Screenwriters Steven E. DeSouza and Jeb Stuart punctuate violence with overdone cynicism. The boneheaded LAPD chief (Paul Gleason) plays into Gruber's hands, his stupidity infuriating McClain. Powell's haunted from accidentally shooting a teen; by film's end, he heartwarmingly learns to kill again. Jackal-like reporters and pointy-headed professors bloviate on television; gung-ho FBI agents cheerily put the hostages at risk. It's Dirty Harry on steroids, giving audiences liberal boogeymen to jeer while our rugged hero saves the day.


Die Hard

"Have no illusions. We are in charge."

More effective is Hans Gruber, one of cinema's classic villains. Posing as an international terrorist, Gruber's an extortionist possessed of psychotic charm and devious cunning. Cornered by McClain, he affects an American accent to escape; negotiating with the FBI, he declares solidarity with terror groups encountered in Time magazine. Alan Rickman perfectly inhabits the role, his mellifluous verbosity never better-used. He's a perfect adversary for McClain, equally adept at quips and killing.

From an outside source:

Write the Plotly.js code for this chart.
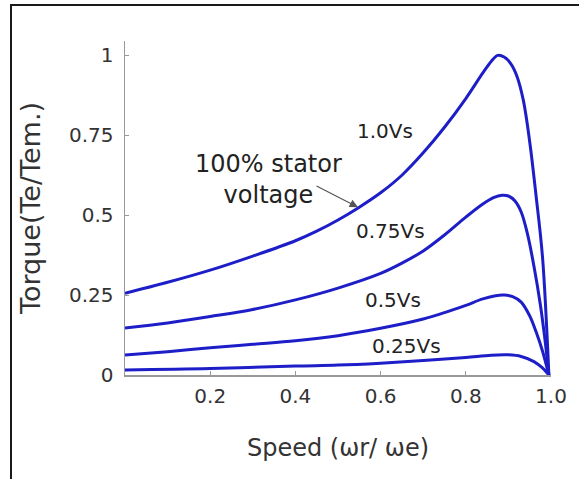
<!DOCTYPE html>
<html>
<head>
<meta charset="utf-8">
<script src="https://cdn.plot.ly/plotly-3.0.1.min.js"></script>
<style>
  html, body { margin: 0; padding: 0; background: #fff; }
  #wrap { position: relative; width: 579px; height: 479px; overflow: hidden; }
  #chart { width: 579px; height: 479px; }
  #frame { position: absolute; left: 10px; top: 4px; width: 700px; height: 700px;
           border-left: 2px solid #1a1a1a; border-top: 2px solid #1a1a1a; pointer-events: none; }
</style>
</head>
<body>
<div id="wrap">
  <div id="chart"></div>
  <div id="frame"></div>
</div>
<script>
// Speed (wr/we) and normalized torque for each stator voltage level
const speed100 = [0, 0.1, 0.2, 0.3, 0.4, 0.45, 0.5, 0.55, 0.6, 0.65, 0.7, 0.75, 0.8, 0.84, 0.86, 0.875, 0.89, 0.905, 0.92, 0.935, 0.95, 0.965, 0.98, 0.995];
const torque100 = [0.256, 0.29, 0.328, 0.372, 0.42, 0.45, 0.485, 0.525, 0.57, 0.625, 0.695, 0.775, 0.865, 0.945, 0.982, 1.0, 0.995, 0.975, 0.935, 0.86, 0.73, 0.56, 0.37, 0];

const speed75 = [0, 0.1, 0.2, 0.3, 0.4, 0.5, 0.6, 0.65, 0.7, 0.75, 0.8, 0.84, 0.865, 0.885, 0.9, 0.915, 0.93, 0.945, 0.96, 0.975, 0.985, 0.995];
const torque75 = [0.147, 0.163, 0.183, 0.205, 0.235, 0.272, 0.318, 0.35, 0.388, 0.438, 0.494, 0.535, 0.555, 0.5625, 0.56, 0.545, 0.51, 0.44, 0.34, 0.22, 0.12, 0];

const speed50 = [0, 0.1, 0.2, 0.3, 0.4, 0.5, 0.6, 0.7, 0.75, 0.8, 0.84, 0.87, 0.89, 0.91, 0.93, 0.95, 0.965, 0.98, 0.995];
const torque50 = [0.0625, 0.073, 0.085, 0.096, 0.107, 0.123, 0.146, 0.175, 0.195, 0.218, 0.238, 0.248, 0.25, 0.245, 0.228, 0.185, 0.135, 0.075, 0];

const speed25 = [0, 0.2, 0.4, 0.5, 0.6, 0.7, 0.8, 0.86, 0.9, 0.93, 0.96, 0.98, 0.995];
const torque25 = [0.016, 0.02, 0.028, 0.031, 0.037, 0.045, 0.055, 0.062, 0.063, 0.058, 0.042, 0.022, 0];

const seriesLabels = ["1.0Vs", "0.75Vs", "0.5Vs", "0.25Vs"];
const xTickVals = [0.2, 0.4, 0.6, 0.8, 1.0];
const xTickText = ["0.2", "0.4", "0.6", "0.8", "1.0"];
const yTickVals = [0, 0.25, 0.5, 0.75, 1];
const yTickText = ["0", "0.25", "0.5", "0.75", "1"];

const lineColor = "#1e1ec8";
const font = "DejaVu Sans";

function trace(x, y, name) {
  return { x: x, y: y, name: name, type: "scatter", mode: "lines",
           line: { color: lineColor, width: 3, shape: "spline", smoothing: 1 },
           hoverinfo: "skip" };
}

const data = [
  trace(speed100, torque100, seriesLabels[0]),
  trace(speed75, torque75, seriesLabels[1]),
  trace(speed50, torque50, seriesLabels[2]),
  trace(speed25, torque25, seriesLabels[3])
];

const txt = { family: font, size: 20, color: "#222" };

const layout = {
  width: 579, height: 479,
  margin: { l: 125, r: 19, t: 41, b: 104 },
  paper_bgcolor: "#fff", plot_bgcolor: "#fff",
  showlegend: false,
  font: { family: font, color: "#222" },
  xaxis: {
    range: [0, 1.0], showgrid: false, zeroline: false,
    showline: true, linecolor: "#999", linewidth: 1.5,
    ticks: "inside", ticklen: 4, tickcolor: "#999",
    tickvals: xTickVals, ticktext: xTickText,
    tickfont: { family: font, size: 20, color: "#333" },
    ticklabelstandoff: 2,
    automargin: true,
    title: { text: "Speed (ωr/ ωe)", font: { family: font, size: 24, color: "#333" }, standoff: 32 }
  },
  yaxis: {
    range: [0, 1.045], showgrid: false, zeroline: false,
    showline: true, linecolor: "#999", linewidth: 1.5,
    ticks: "inside", ticklen: 4, tickcolor: "#999",
    tickvals: yTickVals, ticktext: yTickText,
    tickfont: { family: font, size: 20, color: "#333" },
    ticklabelstandoff: 6,
    automargin: true,
    title: { text: "Torque(Te/Tem.)", font: { family: font, size: 27, color: "#333" }, standoff: 20 }
  },
  annotations: [
    { x: 0.61, y: 0.762, xref: "x", yref: "y", text: seriesLabels[0], showarrow: false, font: txt },
    { x: 0.623, y: 0.45, xref: "x", yref: "y", text: seriesLabels[1], showarrow: false, font: txt },
    { x: 0.630, y: 0.234, xref: "x", yref: "y", text: seriesLabels[2], showarrow: false, font: txt },
    { x: 0.660, y: 0.0906, xref: "x", yref: "y", text: seriesLabels[3], showarrow: false, font: txt },
    { x: 0.336, y: 0.6125, xref: "x", yref: "y", text: "100% stator<br>voltage", showarrow: false,
      align: "center", font: { family: font, size: 24, color: "#222" } },
    { x: 0.547, y: 0.525, xref: "x", yref: "y", text: "", showarrow: true,
      ax: -43, ay: -22, arrowcolor: "#555", arrowwidth: 1.2, arrowhead: 2, arrowsize: 1.4 }
  ]
};

Plotly.newPlot("chart", data, layout, { staticPlot: true, displayModeBar: false });
</script>
</body>
</html>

Gruber's such a fun villain we almost root for him.
Bruce Willis ensures that we don't. Fresh off TV's Moonlight, Willis has something peers like Arnold Schwarzenegger and Sylvester Stallone lack: personality. McClain is Harry Callahan mixed with Macguyver, tough, resourceful and down-to-earth, his coarse wit a match for Gruber's sinister intellect. We don't doubt his indestructibility because he's such a compelling hero; we don't even doubt Holly's making out with McClain, drenched in blood and grime from two hours' gunplay.
Most '80s actioners rely solely on violence, proving more cheesy than engrossing. Die Hard isn't more realistic than Commando, but it's smart enough to lace its silliness with human elements. The protagonist is cool, the villain fun to root against, the humor more dark than silly. The result is a compelling package of holiday mayhem.